[Request] Do not repeat pictures. Repeat exactly the lines of the listing below from its first line through the line with "972, 891, 770];".
═══ Material provided
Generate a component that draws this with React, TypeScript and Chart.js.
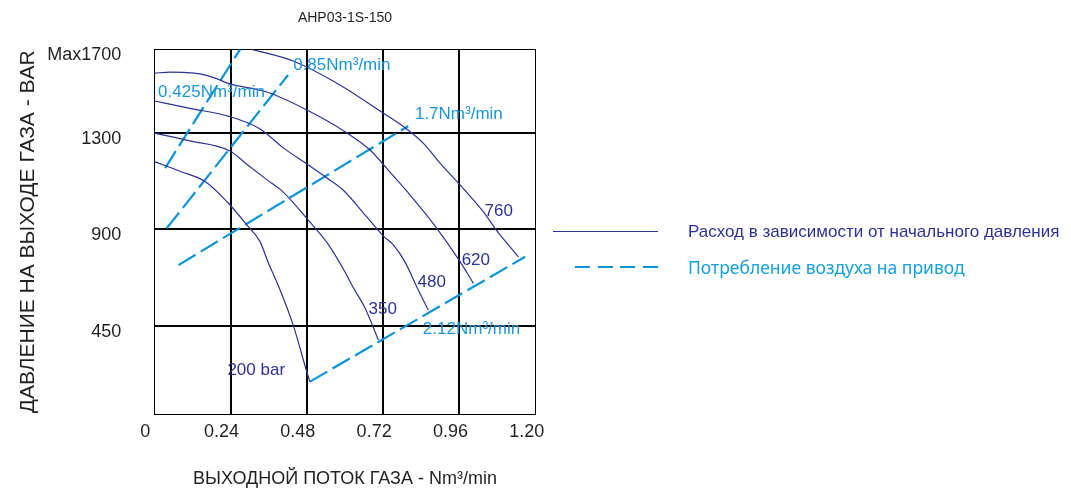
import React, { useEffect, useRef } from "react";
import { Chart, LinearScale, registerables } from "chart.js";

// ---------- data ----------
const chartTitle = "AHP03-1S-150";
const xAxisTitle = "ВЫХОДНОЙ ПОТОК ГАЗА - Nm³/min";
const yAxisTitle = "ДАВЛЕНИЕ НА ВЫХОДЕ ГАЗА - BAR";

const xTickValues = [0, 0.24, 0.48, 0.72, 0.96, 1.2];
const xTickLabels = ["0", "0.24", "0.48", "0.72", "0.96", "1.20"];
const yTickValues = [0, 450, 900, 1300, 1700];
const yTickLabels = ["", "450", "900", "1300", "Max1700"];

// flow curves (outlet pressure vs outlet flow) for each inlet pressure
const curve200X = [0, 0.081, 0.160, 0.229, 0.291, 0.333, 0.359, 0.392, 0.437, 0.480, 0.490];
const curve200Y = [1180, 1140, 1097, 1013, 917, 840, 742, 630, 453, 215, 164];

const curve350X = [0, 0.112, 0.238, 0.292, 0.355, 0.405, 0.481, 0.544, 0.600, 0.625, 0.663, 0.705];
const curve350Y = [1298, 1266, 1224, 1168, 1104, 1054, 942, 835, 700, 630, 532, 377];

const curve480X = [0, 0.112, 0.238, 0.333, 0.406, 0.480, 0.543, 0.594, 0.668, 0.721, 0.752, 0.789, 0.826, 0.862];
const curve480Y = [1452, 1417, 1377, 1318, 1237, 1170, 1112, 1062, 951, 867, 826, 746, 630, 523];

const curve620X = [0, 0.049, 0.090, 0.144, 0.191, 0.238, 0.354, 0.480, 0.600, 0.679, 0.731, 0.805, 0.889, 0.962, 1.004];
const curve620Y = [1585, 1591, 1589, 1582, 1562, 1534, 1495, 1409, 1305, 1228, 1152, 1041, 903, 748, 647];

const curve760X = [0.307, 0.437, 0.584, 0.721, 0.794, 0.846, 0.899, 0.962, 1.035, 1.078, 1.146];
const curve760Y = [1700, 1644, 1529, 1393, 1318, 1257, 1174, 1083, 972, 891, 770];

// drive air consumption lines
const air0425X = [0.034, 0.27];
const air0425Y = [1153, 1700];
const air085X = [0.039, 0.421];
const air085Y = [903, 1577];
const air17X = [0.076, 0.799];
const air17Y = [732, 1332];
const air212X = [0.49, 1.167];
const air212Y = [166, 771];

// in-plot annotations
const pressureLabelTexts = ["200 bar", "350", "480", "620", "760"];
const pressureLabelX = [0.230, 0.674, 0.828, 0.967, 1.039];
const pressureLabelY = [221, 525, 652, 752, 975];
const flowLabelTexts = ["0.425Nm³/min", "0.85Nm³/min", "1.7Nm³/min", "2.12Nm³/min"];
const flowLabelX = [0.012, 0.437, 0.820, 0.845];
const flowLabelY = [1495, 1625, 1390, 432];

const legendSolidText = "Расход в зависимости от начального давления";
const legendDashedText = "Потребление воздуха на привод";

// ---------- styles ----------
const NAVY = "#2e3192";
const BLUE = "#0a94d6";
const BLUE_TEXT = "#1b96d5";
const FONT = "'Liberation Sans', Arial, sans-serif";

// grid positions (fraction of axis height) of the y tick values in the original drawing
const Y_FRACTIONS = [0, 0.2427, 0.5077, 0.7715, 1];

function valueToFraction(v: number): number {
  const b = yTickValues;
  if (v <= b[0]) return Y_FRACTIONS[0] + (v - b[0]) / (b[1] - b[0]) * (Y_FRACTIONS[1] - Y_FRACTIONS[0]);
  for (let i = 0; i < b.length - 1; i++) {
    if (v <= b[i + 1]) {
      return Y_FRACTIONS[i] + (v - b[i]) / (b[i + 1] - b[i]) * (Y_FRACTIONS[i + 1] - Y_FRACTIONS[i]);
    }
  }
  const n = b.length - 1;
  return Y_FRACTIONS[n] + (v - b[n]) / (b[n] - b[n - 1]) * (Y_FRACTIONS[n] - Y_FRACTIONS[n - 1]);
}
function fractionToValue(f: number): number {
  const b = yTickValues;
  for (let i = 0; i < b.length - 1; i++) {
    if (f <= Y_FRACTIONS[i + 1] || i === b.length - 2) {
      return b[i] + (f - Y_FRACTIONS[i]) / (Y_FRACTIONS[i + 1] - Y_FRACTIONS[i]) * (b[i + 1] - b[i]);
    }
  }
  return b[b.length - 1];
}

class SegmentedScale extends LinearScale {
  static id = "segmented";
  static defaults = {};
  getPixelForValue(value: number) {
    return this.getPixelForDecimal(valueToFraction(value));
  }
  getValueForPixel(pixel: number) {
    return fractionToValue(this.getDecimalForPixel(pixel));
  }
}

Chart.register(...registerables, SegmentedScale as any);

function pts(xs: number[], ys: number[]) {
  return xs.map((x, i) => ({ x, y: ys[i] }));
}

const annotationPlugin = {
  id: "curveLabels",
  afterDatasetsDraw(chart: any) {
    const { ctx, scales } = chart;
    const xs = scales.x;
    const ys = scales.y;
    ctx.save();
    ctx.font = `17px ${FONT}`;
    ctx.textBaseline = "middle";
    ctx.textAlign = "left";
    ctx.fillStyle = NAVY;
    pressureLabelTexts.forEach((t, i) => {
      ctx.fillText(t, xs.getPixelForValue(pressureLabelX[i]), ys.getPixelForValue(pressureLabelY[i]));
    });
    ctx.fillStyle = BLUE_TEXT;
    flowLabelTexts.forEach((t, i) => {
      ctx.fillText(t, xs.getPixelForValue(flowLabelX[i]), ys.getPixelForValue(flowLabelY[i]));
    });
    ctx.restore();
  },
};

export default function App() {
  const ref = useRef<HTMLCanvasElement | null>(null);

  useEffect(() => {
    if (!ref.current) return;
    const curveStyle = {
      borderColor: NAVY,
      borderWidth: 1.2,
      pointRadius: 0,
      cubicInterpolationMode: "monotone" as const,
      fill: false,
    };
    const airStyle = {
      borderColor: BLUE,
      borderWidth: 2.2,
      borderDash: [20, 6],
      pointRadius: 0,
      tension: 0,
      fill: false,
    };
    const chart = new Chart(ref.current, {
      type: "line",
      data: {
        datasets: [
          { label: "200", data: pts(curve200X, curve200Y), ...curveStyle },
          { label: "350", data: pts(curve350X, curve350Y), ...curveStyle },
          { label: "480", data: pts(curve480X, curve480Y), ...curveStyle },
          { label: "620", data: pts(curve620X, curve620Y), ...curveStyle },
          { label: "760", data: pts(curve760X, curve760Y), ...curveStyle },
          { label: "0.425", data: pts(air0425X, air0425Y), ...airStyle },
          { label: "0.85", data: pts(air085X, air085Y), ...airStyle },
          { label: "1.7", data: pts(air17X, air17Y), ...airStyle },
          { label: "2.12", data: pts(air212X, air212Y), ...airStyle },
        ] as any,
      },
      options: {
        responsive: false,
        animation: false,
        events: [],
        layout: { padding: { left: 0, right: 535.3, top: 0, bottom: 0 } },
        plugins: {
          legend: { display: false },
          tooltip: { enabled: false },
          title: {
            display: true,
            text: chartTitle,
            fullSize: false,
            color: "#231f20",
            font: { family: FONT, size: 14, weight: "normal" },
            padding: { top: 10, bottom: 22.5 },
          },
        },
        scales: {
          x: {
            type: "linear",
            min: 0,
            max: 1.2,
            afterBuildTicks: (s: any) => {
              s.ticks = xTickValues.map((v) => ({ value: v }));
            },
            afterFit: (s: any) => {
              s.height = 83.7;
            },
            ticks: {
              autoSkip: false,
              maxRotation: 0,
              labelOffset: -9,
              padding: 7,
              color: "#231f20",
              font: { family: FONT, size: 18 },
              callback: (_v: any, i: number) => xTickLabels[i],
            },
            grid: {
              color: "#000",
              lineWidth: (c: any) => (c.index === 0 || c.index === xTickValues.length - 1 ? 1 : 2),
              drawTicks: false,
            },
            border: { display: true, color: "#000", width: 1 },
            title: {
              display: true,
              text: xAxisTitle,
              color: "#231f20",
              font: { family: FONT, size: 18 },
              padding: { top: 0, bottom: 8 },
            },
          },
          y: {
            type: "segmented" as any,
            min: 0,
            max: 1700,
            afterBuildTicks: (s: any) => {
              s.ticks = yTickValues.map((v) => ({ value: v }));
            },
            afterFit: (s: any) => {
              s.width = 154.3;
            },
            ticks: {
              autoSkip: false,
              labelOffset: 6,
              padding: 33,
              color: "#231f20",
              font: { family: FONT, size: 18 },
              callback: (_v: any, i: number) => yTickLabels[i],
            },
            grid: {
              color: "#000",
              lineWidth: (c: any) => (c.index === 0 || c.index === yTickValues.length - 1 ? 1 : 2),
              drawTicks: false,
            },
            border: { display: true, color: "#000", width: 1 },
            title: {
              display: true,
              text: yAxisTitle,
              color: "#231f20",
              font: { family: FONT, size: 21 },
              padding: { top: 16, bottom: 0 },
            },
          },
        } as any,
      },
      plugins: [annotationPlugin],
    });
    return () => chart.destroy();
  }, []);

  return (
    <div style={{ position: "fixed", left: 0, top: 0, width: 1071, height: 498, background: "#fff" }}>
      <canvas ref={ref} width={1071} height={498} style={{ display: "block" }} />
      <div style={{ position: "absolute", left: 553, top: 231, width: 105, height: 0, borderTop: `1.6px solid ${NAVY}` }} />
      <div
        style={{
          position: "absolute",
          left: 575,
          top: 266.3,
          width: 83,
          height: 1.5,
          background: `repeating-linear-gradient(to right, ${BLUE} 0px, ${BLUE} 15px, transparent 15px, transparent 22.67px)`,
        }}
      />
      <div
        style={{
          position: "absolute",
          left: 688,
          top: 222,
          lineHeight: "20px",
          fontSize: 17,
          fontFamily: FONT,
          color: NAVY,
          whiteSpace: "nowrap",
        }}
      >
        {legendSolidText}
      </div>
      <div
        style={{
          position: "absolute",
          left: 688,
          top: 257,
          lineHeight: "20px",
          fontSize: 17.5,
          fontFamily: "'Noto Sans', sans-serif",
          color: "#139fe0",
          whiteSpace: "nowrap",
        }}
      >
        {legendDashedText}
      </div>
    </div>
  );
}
══════
[Correct response]
Generate a component that draws this with React, TypeScript and Chart.js.
import React, { useEffect, useRef } from "react";
import { Chart, LinearScale, registerables } from "chart.js";

// ---------- data ----------
const chartTitle = "AHP03-1S-150";
const xAxisTitle = "ВЫХОДНОЙ ПОТОК ГАЗА - Nm³/min";
const yAxisTitle = "ДАВЛЕНИЕ НА ВЫХОДЕ ГАЗА - BAR";

const xTickValues = [0, 0.24, 0.48, 0.72, 0.96, 1.2];
const xTickLabels = ["0", "0.24", "0.48", "0.72", "0.96", "1.20"];
const yTickValues = [0, 450, 900, 1300, 1700];
const yTickLabels = ["", "450", "900", "1300", "Max1700"];

// flow curves (outlet pressure vs outlet flow) for each inlet pressure
const curve200X = [0, 0.081, 0.160, 0.229, 0.291, 0.333, 0.359, 0.392, 0.437, 0.480, 0.490];
const curve200Y = [1180, 1140, 1097, 1013, 917, 840, 742, 630, 453, 215, 164];

const curve350X = [0, 0.112, 0.238, 0.292, 0.355, 0.405, 0.481, 0.544, 0.600, 0.625, 0.663, 0.705];
const curve350Y = [1298, 1266, 1224, 1168, 1104, 1054, 942, 835, 700, 630, 532, 377];

const curve480X = [0, 0.112, 0.238, 0.333, 0.406, 0.480, 0.543, 0.594, 0.668, 0.721, 0.752, 0.789, 0.826, 0.862];
const curve480Y = [1452, 1417, 1377, 1318, 1237, 1170, 1112, 1062, 951, 867, 826, 746, 630, 523];

const curve620X = [0, 0.049, 0.090, 0.144, 0.191, 0.238, 0.354, 0.480, 0.600, 0.679, 0.731, 0.805, 0.889, 0.962, 1.004];
const curve620Y = [1585, 1591, 1589, 1582, 1562, 1534, 1495, 1409, 1305, 1228, 1152, 1041, 903, 748, 647];

const curve760X = [0.307, 0.437, 0.584, 0.721, 0.794, 0.846, 0.899, 0.962, 1.035, 1.078, 1.146];
const curve760Y = [1700, 1644, 1529, 1393, 1318, 1257, 1174, 1083, 972, 891, 770];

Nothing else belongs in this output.